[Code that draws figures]
_ _ _ _ _
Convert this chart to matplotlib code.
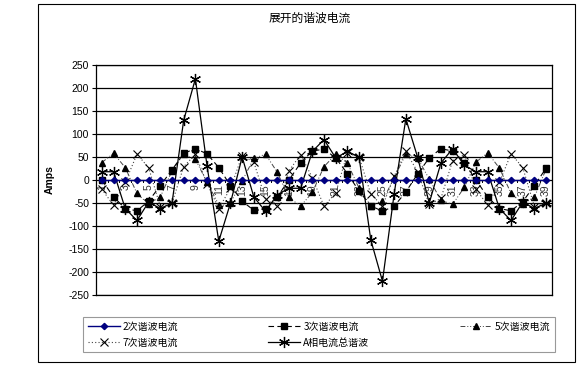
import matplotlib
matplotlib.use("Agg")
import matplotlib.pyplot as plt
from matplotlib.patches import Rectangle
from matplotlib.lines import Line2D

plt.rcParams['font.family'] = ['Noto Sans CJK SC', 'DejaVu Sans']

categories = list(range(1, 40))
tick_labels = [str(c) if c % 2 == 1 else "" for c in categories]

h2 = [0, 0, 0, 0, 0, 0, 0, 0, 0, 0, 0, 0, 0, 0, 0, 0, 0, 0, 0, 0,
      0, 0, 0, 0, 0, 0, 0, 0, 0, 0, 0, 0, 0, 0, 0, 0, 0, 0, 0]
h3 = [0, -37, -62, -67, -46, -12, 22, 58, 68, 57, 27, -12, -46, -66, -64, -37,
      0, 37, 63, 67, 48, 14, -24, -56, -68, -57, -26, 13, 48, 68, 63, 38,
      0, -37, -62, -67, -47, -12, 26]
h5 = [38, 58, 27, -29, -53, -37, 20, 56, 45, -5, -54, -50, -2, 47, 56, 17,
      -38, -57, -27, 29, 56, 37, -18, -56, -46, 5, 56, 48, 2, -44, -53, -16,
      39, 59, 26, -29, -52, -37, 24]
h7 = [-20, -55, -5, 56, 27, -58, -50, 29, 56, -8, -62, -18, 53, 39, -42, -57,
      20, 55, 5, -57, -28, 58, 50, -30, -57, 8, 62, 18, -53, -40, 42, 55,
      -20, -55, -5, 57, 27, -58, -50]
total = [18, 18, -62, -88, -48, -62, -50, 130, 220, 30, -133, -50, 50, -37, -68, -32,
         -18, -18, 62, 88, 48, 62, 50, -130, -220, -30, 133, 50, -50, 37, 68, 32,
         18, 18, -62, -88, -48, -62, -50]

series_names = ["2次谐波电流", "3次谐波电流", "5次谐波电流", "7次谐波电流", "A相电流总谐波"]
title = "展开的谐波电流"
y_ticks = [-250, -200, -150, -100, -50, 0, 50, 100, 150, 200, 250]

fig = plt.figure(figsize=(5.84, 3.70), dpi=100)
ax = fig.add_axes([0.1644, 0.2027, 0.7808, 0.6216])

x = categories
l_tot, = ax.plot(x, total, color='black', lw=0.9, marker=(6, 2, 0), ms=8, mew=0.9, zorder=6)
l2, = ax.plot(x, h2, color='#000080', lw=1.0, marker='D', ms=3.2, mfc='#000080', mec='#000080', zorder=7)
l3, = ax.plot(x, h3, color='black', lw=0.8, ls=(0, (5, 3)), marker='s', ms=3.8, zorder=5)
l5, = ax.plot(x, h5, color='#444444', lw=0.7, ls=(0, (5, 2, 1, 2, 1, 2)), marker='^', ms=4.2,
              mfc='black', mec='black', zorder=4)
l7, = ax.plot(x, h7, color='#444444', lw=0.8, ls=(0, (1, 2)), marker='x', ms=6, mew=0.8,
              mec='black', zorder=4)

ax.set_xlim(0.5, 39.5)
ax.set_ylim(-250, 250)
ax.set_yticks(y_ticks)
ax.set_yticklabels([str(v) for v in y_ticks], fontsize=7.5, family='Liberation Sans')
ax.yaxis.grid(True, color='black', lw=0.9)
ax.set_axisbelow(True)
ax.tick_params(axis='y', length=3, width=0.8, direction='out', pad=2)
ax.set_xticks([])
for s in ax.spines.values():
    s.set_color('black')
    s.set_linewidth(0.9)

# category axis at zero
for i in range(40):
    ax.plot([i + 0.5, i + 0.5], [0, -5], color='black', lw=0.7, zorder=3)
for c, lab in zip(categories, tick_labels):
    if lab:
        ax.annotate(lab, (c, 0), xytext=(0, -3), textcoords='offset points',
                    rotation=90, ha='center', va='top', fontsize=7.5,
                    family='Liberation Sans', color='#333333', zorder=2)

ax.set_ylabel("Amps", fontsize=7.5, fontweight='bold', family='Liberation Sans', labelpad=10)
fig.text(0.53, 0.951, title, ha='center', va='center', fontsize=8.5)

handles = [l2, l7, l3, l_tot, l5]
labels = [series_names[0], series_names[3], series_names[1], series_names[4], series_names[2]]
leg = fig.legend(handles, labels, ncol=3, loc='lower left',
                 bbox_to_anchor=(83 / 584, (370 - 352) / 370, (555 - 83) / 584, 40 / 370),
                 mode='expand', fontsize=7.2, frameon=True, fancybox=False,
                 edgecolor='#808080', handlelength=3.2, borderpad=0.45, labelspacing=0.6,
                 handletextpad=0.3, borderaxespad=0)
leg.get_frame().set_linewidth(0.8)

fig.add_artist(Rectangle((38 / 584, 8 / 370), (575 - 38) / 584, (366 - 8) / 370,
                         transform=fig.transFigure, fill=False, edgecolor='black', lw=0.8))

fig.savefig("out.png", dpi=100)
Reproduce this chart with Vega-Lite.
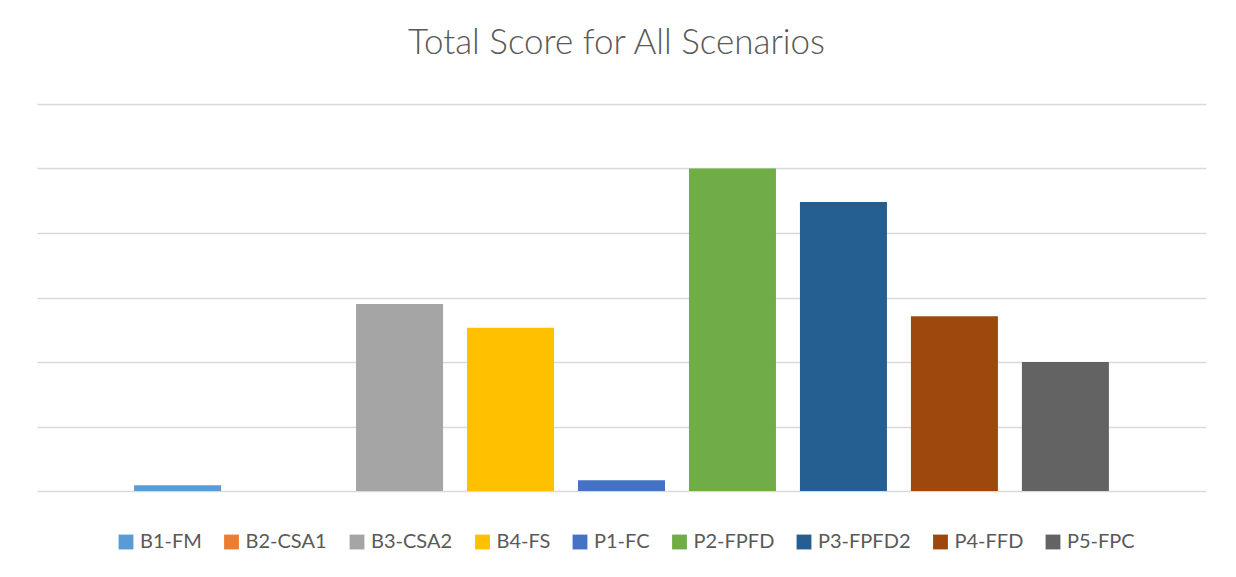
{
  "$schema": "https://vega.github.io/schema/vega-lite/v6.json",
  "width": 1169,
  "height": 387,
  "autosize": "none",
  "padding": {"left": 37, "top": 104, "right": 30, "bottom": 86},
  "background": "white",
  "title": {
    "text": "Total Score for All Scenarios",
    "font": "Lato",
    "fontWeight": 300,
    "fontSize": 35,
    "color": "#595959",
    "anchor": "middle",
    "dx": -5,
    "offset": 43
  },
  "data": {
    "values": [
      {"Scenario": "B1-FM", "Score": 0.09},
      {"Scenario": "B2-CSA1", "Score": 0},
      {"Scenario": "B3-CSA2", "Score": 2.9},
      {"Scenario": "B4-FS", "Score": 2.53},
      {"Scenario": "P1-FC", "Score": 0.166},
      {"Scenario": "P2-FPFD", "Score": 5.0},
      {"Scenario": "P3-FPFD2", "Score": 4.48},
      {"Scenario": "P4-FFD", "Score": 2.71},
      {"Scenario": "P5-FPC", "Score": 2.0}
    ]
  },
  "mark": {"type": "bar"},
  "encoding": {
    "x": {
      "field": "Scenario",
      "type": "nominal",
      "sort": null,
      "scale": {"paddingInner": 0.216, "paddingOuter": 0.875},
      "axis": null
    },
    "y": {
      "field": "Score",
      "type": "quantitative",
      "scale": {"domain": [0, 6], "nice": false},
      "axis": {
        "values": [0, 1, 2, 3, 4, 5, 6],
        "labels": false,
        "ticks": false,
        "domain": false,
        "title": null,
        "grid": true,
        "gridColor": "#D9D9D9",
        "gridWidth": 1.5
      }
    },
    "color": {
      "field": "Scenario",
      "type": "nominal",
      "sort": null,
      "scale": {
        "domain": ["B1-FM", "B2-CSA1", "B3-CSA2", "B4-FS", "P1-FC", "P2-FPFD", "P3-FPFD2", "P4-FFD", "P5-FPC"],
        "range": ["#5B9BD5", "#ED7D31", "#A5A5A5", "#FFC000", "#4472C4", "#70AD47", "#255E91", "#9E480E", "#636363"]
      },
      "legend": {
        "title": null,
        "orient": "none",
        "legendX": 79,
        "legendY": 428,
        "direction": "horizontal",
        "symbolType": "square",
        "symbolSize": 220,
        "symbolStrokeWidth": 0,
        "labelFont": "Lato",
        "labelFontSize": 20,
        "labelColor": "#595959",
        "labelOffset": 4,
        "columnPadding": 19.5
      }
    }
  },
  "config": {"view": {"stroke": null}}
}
_ _ _ _ _
- [Task requirements]
Please quote the lines of the material, beginning with the first and ending with the one that contains "tick_labels = [str(c)", exactly as written and without any pictures.

- [The completed task]
Convert this chart to matplotlib code.
import matplotlib
matplotlib.use("Agg")
import matplotlib.pyplot as plt
from matplotlib.patches import Rectangle
from matplotlib.lines import Line2D

plt.rcParams['font.family'] = ['Noto Sans CJK SC', 'DejaVu Sans']

categories = list(range(1, 40))
tick_labels = [str(c) if c % 2 == 1 else "" for c in categories]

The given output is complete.